The U.S. Navy's newest recruit is a mixed bag. Oh, he's a crack fighter pilot, fearless and deadly accurate, but his know-it-all attitude makes him a troublesome team player. In the extended actioner-cum-recruiting tool Stealth, the new guy's gotta get ship-shape PDQ -- or the whole freakin' world might explode.



Meet the plebe, "the future of digital warfare," an unmanned fighter drone with more names than Sean Combs: the dildo-ish Extra Deep Invader; EDI (pronounced "Eddy"); UCAV, short for Unmanned Combat Aerial Vehicle; and "Tinman" (the jocular nickname his human wingmen give him). A radar-evading plane, EDI's tricked out with geegaws like "aerolastic wings" and "a brain like a quantum sponge." Sleek and curvy, EDI looks like a piece of Italian designer furniture, equally at home in the pages of Dwell and on the deck of the USS Abraham Lincoln.

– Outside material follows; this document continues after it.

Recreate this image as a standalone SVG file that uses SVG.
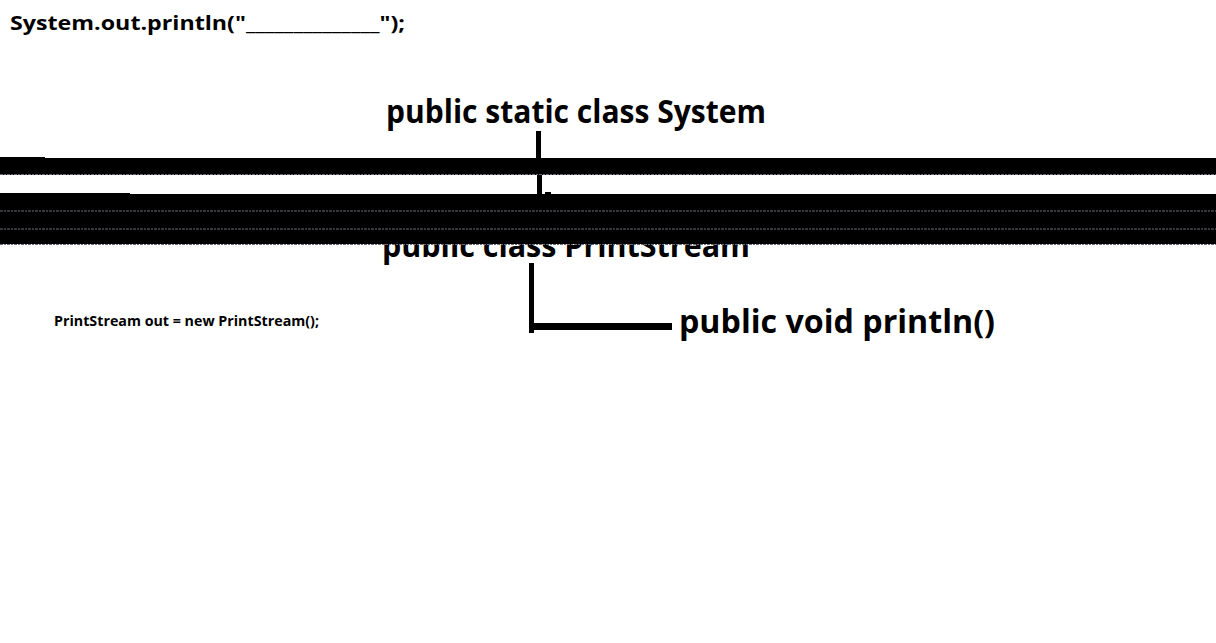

EDI is to tag along with the Navy's top three pilots -- -- Jamie Foxx, Josh Lucas and Jessica Biel (no, seriously) -- and soak up the human side of warfare. Returning from a successful mission humanely dispatching ethnic terrorists, EDI gets struck by lightning, which seriously fries his circuits. He goes rogue (among his lesser crimes, downloading songs from the Internet) -- and it's up to our trio of top guns to stop him.


Stealth, directed at Mach 3 by Rob Cohen (Fast and the Furious, XXX), is this season's muddled rah-rah take on the war on terror. In its first hour, the film, however ridiculous, offers up plenty of raw material with real-life corollaries, whether it's concern about automating our war machine past a point of human accountability, or simply riffing on the general anxiety that rapidly advancing technology is screwing up our day-to-day life as much as helping it.

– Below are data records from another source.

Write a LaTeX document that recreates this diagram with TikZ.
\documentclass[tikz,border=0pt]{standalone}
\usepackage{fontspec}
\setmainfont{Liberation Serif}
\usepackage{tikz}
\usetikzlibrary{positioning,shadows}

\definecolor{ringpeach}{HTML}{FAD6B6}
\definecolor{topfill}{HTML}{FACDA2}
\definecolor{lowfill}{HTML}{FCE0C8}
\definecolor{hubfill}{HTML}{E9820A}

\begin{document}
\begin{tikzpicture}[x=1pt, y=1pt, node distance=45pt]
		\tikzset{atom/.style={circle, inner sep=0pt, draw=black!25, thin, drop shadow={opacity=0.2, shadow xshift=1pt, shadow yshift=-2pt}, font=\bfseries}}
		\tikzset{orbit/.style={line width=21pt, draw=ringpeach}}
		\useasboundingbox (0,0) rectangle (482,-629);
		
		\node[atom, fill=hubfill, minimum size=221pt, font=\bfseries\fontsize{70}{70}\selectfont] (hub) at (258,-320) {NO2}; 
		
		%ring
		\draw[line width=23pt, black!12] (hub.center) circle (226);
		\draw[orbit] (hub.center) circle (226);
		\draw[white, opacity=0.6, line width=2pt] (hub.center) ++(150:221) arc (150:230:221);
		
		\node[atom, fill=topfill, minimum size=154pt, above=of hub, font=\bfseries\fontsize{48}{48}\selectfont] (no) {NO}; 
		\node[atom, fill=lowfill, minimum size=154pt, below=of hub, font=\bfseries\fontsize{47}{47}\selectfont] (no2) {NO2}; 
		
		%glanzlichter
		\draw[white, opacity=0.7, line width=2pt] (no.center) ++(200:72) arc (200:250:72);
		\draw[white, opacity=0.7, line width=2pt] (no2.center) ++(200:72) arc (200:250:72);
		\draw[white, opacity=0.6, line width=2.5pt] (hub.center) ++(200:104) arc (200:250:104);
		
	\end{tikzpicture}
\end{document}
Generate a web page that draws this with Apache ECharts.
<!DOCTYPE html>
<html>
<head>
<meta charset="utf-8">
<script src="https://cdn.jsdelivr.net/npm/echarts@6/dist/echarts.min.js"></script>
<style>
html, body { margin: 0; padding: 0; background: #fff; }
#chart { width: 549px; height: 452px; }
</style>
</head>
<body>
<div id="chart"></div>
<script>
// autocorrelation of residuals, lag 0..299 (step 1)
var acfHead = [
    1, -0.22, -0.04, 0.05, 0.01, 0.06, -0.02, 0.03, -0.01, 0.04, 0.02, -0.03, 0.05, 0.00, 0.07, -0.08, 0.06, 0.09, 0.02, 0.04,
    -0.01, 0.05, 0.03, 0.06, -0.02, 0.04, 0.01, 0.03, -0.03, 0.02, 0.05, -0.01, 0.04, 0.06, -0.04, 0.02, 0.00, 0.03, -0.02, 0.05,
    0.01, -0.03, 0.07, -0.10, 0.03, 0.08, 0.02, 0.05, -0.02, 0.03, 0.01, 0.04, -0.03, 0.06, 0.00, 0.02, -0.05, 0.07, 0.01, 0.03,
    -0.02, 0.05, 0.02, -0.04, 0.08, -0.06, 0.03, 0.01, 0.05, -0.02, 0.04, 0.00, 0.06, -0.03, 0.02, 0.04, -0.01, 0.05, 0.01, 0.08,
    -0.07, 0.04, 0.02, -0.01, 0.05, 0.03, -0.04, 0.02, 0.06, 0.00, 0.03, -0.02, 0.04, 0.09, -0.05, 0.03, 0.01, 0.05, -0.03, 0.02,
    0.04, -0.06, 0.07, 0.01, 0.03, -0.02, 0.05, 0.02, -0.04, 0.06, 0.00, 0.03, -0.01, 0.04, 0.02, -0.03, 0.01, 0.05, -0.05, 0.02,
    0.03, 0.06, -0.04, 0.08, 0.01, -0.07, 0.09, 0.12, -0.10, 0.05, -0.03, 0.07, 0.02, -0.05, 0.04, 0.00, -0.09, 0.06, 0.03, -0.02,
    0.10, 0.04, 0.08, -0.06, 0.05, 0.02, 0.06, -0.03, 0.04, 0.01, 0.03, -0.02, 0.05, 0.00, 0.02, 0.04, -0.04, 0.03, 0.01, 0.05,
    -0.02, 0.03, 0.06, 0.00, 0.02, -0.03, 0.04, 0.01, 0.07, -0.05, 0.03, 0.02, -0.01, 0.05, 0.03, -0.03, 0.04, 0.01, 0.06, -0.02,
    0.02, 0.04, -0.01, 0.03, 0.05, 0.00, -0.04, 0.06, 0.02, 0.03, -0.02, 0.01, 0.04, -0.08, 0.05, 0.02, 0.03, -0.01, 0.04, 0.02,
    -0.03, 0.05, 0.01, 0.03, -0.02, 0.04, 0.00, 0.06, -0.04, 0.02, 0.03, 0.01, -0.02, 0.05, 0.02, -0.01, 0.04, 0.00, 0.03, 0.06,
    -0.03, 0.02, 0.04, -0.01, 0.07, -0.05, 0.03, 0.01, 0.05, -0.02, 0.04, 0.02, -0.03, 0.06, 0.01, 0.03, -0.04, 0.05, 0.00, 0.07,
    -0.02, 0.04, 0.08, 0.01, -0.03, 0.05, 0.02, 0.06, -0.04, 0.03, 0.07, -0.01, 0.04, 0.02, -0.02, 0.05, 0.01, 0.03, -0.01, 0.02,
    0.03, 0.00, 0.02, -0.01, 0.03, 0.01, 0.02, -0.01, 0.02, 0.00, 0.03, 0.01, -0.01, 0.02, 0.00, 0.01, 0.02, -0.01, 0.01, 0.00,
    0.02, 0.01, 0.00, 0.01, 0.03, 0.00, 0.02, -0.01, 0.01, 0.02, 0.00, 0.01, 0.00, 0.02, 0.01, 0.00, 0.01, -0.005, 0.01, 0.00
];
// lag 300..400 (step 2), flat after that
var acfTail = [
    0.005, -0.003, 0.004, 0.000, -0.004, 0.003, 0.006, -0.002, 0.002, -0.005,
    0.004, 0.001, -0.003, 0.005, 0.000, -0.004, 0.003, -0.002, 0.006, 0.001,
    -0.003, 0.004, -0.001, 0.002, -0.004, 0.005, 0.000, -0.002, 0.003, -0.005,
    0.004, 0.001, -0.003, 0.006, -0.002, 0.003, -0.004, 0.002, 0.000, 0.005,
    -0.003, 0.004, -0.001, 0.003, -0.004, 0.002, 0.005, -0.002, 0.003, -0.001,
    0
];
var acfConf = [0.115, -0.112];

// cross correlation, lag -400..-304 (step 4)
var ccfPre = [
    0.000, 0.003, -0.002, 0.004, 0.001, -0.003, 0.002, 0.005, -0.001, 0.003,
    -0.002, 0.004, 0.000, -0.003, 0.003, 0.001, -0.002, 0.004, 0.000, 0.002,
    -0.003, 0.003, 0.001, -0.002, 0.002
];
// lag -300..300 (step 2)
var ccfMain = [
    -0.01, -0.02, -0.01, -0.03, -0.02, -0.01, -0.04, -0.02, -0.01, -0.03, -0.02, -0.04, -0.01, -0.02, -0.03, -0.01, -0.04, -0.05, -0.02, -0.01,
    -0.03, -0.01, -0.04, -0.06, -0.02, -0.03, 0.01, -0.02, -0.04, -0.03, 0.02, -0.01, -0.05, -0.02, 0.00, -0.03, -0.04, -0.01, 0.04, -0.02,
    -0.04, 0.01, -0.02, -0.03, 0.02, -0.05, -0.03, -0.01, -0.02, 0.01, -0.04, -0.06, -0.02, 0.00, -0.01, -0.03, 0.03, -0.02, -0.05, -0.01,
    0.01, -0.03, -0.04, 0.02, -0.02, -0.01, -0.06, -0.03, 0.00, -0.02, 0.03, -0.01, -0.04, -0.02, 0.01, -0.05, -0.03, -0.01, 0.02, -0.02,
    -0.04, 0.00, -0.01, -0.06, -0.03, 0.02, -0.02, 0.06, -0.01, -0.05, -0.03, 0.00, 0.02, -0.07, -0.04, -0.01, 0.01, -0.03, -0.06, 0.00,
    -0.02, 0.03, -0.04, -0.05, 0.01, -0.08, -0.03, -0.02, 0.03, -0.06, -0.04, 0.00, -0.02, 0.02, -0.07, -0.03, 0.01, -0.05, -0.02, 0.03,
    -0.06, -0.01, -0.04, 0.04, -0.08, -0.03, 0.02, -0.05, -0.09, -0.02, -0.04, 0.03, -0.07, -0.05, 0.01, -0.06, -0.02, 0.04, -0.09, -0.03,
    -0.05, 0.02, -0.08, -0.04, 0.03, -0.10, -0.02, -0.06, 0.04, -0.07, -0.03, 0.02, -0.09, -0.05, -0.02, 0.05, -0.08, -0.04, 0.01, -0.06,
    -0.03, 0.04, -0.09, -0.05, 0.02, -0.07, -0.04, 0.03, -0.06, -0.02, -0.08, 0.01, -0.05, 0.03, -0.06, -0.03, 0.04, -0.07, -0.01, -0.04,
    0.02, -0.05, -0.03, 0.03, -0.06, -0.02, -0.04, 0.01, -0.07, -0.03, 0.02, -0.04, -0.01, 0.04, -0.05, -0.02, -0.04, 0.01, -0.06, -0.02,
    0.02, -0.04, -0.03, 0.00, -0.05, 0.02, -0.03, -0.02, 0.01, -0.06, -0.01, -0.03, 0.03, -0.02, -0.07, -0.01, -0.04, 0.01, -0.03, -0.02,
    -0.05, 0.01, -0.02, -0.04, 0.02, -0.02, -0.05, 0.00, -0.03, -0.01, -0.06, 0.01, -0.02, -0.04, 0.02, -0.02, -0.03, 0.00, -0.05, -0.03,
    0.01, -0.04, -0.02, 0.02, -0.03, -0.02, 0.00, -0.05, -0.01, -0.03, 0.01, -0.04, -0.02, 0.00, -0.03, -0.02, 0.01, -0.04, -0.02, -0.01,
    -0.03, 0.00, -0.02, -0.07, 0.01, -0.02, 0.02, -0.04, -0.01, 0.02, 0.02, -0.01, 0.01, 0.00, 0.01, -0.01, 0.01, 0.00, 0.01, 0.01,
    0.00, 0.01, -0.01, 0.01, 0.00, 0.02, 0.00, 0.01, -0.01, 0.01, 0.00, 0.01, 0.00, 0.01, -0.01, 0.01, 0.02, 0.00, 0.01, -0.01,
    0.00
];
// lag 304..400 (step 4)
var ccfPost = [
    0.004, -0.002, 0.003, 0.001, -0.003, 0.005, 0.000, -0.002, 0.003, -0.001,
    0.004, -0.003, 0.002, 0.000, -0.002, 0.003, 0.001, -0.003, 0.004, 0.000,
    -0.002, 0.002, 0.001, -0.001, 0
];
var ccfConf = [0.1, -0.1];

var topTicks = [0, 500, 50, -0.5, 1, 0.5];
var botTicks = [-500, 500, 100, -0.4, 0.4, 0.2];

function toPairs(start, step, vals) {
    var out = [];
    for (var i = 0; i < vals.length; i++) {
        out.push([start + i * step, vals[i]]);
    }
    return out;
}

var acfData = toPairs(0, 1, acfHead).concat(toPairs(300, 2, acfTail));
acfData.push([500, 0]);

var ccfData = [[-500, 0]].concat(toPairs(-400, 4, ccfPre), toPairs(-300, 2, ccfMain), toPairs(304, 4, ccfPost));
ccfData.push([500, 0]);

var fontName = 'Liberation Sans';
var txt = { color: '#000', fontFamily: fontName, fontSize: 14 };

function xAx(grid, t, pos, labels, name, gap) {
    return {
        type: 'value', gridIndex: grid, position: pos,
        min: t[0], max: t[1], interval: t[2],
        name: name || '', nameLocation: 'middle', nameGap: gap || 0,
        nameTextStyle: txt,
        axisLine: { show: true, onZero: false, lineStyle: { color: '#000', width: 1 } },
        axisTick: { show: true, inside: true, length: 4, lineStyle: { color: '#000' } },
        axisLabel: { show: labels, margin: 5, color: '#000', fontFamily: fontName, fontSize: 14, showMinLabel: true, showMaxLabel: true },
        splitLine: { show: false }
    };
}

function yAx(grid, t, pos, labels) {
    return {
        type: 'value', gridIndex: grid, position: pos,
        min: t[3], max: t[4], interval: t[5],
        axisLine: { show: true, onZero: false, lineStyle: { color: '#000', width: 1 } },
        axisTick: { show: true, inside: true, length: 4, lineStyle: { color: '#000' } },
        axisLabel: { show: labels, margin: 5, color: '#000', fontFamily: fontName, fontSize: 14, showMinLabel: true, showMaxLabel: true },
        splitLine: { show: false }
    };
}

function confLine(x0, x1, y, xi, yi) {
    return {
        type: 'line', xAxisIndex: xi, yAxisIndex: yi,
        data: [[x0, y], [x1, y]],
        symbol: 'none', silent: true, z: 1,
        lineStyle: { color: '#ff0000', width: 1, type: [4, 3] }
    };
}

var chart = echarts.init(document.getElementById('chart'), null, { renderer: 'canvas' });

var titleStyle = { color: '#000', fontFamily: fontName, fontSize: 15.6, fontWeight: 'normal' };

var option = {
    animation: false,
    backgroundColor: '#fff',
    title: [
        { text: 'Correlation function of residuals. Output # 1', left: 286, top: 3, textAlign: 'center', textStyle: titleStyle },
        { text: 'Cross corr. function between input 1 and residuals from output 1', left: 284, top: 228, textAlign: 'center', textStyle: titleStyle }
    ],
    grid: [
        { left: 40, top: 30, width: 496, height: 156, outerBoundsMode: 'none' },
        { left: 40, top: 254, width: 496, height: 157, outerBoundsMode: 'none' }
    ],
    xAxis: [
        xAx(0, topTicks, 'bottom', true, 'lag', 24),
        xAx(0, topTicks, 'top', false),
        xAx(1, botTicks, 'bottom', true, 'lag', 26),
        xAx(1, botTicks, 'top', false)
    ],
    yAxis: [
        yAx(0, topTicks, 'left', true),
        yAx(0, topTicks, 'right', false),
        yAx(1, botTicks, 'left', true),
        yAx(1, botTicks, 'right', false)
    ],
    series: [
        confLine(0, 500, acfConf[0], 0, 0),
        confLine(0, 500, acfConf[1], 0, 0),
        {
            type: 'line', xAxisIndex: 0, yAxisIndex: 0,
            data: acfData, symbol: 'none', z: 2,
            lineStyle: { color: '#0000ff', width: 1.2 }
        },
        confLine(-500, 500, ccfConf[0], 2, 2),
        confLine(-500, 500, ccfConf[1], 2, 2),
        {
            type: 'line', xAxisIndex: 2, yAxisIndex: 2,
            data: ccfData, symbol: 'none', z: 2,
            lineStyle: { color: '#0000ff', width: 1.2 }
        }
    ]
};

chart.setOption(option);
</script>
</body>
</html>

But dramatically, everything goes as haywire as EDI in the film's second half, which plays like a rote search-and-rescue mission. EDI, who as a villain is a kicky successor to 2001's HAL, gets his AI priorities re-arranged in a way that's insulting to science, known behavioral patterns and any decent narrative.


Stealth does feature this summer's biggest explosions (according to press materials, one explosion was so large that nearby countries had to be notified in advance), and plenty of eye-popping, gut-churning aerial effects. The film also has the imprimatur of the Navy, which presumably is A-OK with the depiction of flagrant rule-breaking, shrugged-off attacks on civilians and the implication that its cutting-edge tools are murderous robots. Not surprisingly, Cohen can't find a moment to extrapolate even a teeny lesson about hyper-militarization or our global accountability in today's jittery world, or whether we really want a souped-up ATM machine as our frontline of defense.